◆ **REQUIRED WORK**
Pictures are not part of the copy. Retype the lines from the first one through the line that contains "annotations = []".

◆ **PROVIDED MATERIAL**

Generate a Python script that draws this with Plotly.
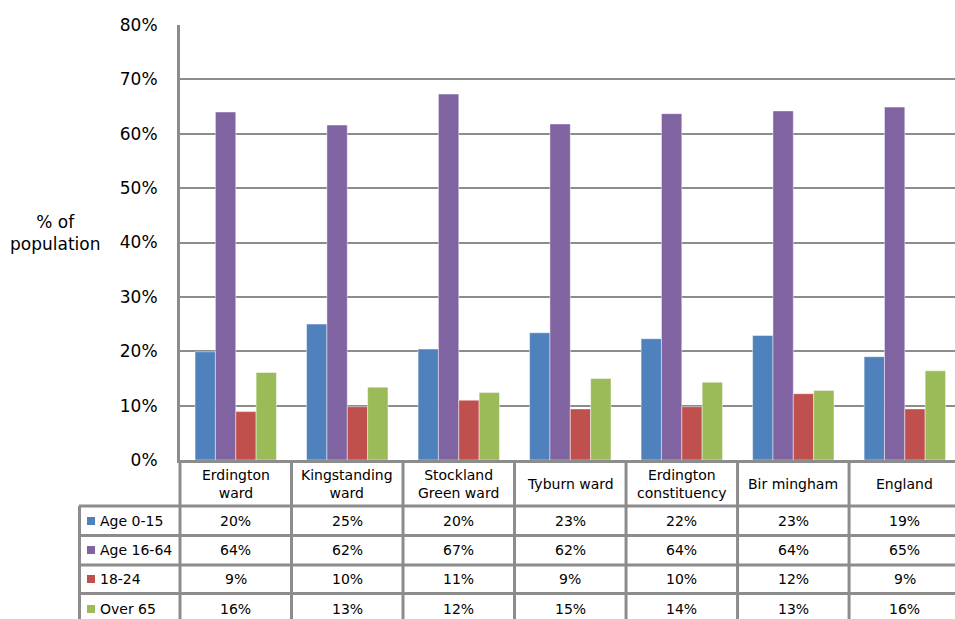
import plotly.graph_objects as go

categories = ["Erdington ward", "Kingstanding ward", "Stockland Green ward", "Tyburn ward",
              "Erdington constituency", "Birmingham", "England"]
header_labels = ["Erdington<br>ward", "Kingstanding<br>ward", "Stockland<br>Green ward", "Tyburn ward",
                 "Erdington<br>constituency", "Bir mingham", "England"]
series_names = ["Age 0-15", "Age 16-64", "18-24", "Over 65"]
age_0_15 = [19.9, 25.0, 20.4, 23.4, 22.3, 22.9, 19.0]
age_16_64 = [64.0, 61.6, 67.3, 61.8, 63.7, 64.2, 64.9]
age_18_24 = [8.9, 9.8, 11.0, 9.4, 9.8, 12.2, 9.4]
over_65 = [16.1, 13.4, 12.4, 15.0, 14.3, 12.8, 16.4]
y_ticks = [0, 10, 20, 30, 40, 50, 60, 70, 80]

series_values = [age_0_15, age_16_64, age_18_24, over_65]
colors = ["#4F81BD", "#8064A2", "#C0504D", "#9BBB59"]

W, H = 955, 619
L, R, T = 180, 0, 25
B = H - 460
PW = W - L - R
PH = H - T - B
FONT = "DejaVu Sans"
LINE = "#8c8c8c"


def py(p):  # pixel y -> paper y
    return (H - B - p) / PH


def px(p):  # pixel x -> paper x
    return (p - L) / PW


fig = go.Figure()
for name, vals, c in zip(series_names, series_values, colors):
    fig.add_trace(go.Bar(
        x=categories, y=[v / 100 for v in vals], name=name,
        marker=dict(color=c, line=dict(color="rgba(255,255,255,0.45)", width=1)),
        showlegend=False, hoverinfo="skip"))

shapes = []
annotations = []

# table horizontal lines
row_px = [506, 535.5, 565, 593.5]
for yp in row_px:
    shapes.append(dict(type="line", xref="paper", yref="paper", x0=px(79), x1=px(970),
                       y0=py(yp), y1=py(yp), line=dict(color=LINE, width=3), layer="above"))
# table vertical lines
shapes.append(dict(type="line", xref="paper", yref="paper", x0=px(79.5), x1=px(79.5),
                   y0=py(506), y1=py(640), line=dict(color=LINE, width=3)))
shapes.append(dict(type="line", xref="paper", yref="paper", x0=0, x1=0,
                   y0=py(460), y1=py(640), line=dict(color=LINE, width=3)))
for k in range(len(categories)):
    shapes.append(dict(type="line", xref="x", yref="paper", x0=k + 0.5, x1=k + 0.5,
                       y0=py(460), y1=py(640), line=dict(color=LINE, width=3)))

# header labels
for cat, lab in zip(categories, header_labels):
    annotations.append(dict(x=cat, y=py(484), xref="x", yref="paper", text=lab,
                            showarrow=False, font=dict(family=FONT, size=14, color="#000"),
                            xanchor="center", yanchor="middle", align="center"))

# rows
row_centers = [521, 550, 579, 609]
for name, vals, c, yc in zip(series_names, series_values, colors, row_centers):
    shapes.append(dict(type="rect", xref="paper", yref="paper", x0=px(87), x1=px(95),
                       y0=py(yc + 4), y1=py(yc - 4), fillcolor=c, line=dict(width=0)))
    annotations.append(dict(x=px(98), y=py(yc), xref="paper", yref="paper", text=name,
                            showarrow=False, font=dict(family=FONT, size=14, color="#000"),
                            xanchor="left", yanchor="middle"))
    for cat, v in zip(categories, vals):
        annotations.append(dict(x=cat, y=py(yc), xref="x", yref="paper", text=f"{v:.0f}%",
                                showarrow=False, font=dict(family=FONT, size=14, color="#000"),
                                xanchor="center", yanchor="middle"))

# y title
annotations.append(dict(x=px(55), y=py(233), xref="paper", yref="paper",
                        text="% of<br>population", showarrow=False,
                        font=dict(family=FONT, size=17, color="#000"),
                        xanchor="center", yanchor="middle", align="center"))

fig.update_layout(
    width=W, height=H, margin=dict(l=L, r=R, t=T, b=B),
    paper_bgcolor="white", plot_bgcolor="white",
    barmode="group", bargap=0.27, bargroupgap=0,
    shapes=shapes, annotations=annotations,
    font=dict(family=FONT, color="#000"),
    xaxis=dict(range=[-0.5, 6.45], showticklabels=False, showgrid=False, zeroline=False,
               showline=True, linecolor=LINE, linewidth=3, ticks=""),
    yaxis=dict(range=[0, 0.8], tickvals=[t / 100 for t in y_ticks],
               ticktext=[f"{t}%" for t in y_ticks],
               showgrid=True, gridcolor=LINE, gridwidth=2, zeroline=False,
               showline=True, linecolor=LINE, linewidth=3, ticks="",
               ticklabelstandoff=16, tickfont=dict(family=FONT, size=17, color="#000")),
)

fig.write_html("out.html", config={"displayModeBar": False},
               post_script="document.body.style.margin='0';document.body.style.overflow='hidden';")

◆ **COMPLETE RESPONSE**
Generate a Python script that draws this with Plotly.
import plotly.graph_objects as go

categories = ["Erdington ward", "Kingstanding ward", "Stockland Green ward", "Tyburn ward",
              "Erdington constituency", "Birmingham", "England"]
header_labels = ["Erdington<br>ward", "Kingstanding<br>ward", "Stockland<br>Green ward", "Tyburn ward",
                 "Erdington<br>constituency", "Bir mingham", "England"]
series_names = ["Age 0-15", "Age 16-64", "18-24", "Over 65"]
age_0_15 = [19.9, 25.0, 20.4, 23.4, 22.3, 22.9, 19.0]
age_16_64 = [64.0, 61.6, 67.3, 61.8, 63.7, 64.2, 64.9]
age_18_24 = [8.9, 9.8, 11.0, 9.4, 9.8, 12.2, 9.4]
over_65 = [16.1, 13.4, 12.4, 15.0, 14.3, 12.8, 16.4]
y_ticks = [0, 10, 20, 30, 40, 50, 60, 70, 80]

series_values = [age_0_15, age_16_64, age_18_24, over_65]
colors = ["#4F81BD", "#8064A2", "#C0504D", "#9BBB59"]

W, H = 955, 619
L, R, T = 180, 0, 25
B = H - 460
PW = W - L - R
PH = H - T - B
FONT = "DejaVu Sans"
LINE = "#8c8c8c"


def py(p):  # pixel y -> paper y
    return (H - B - p) / PH


def px(p):  # pixel x -> paper x
    return (p - L) / PW


fig = go.Figure()
for name, vals, c in zip(series_names, series_values, colors):
    fig.add_trace(go.Bar(
        x=categories, y=[v / 100 for v in vals], name=name,
        marker=dict(color=c, line=dict(color="rgba(255,255,255,0.45)", width=1)),
        showlegend=False, hoverinfo="skip"))

shapes = []
annotations = []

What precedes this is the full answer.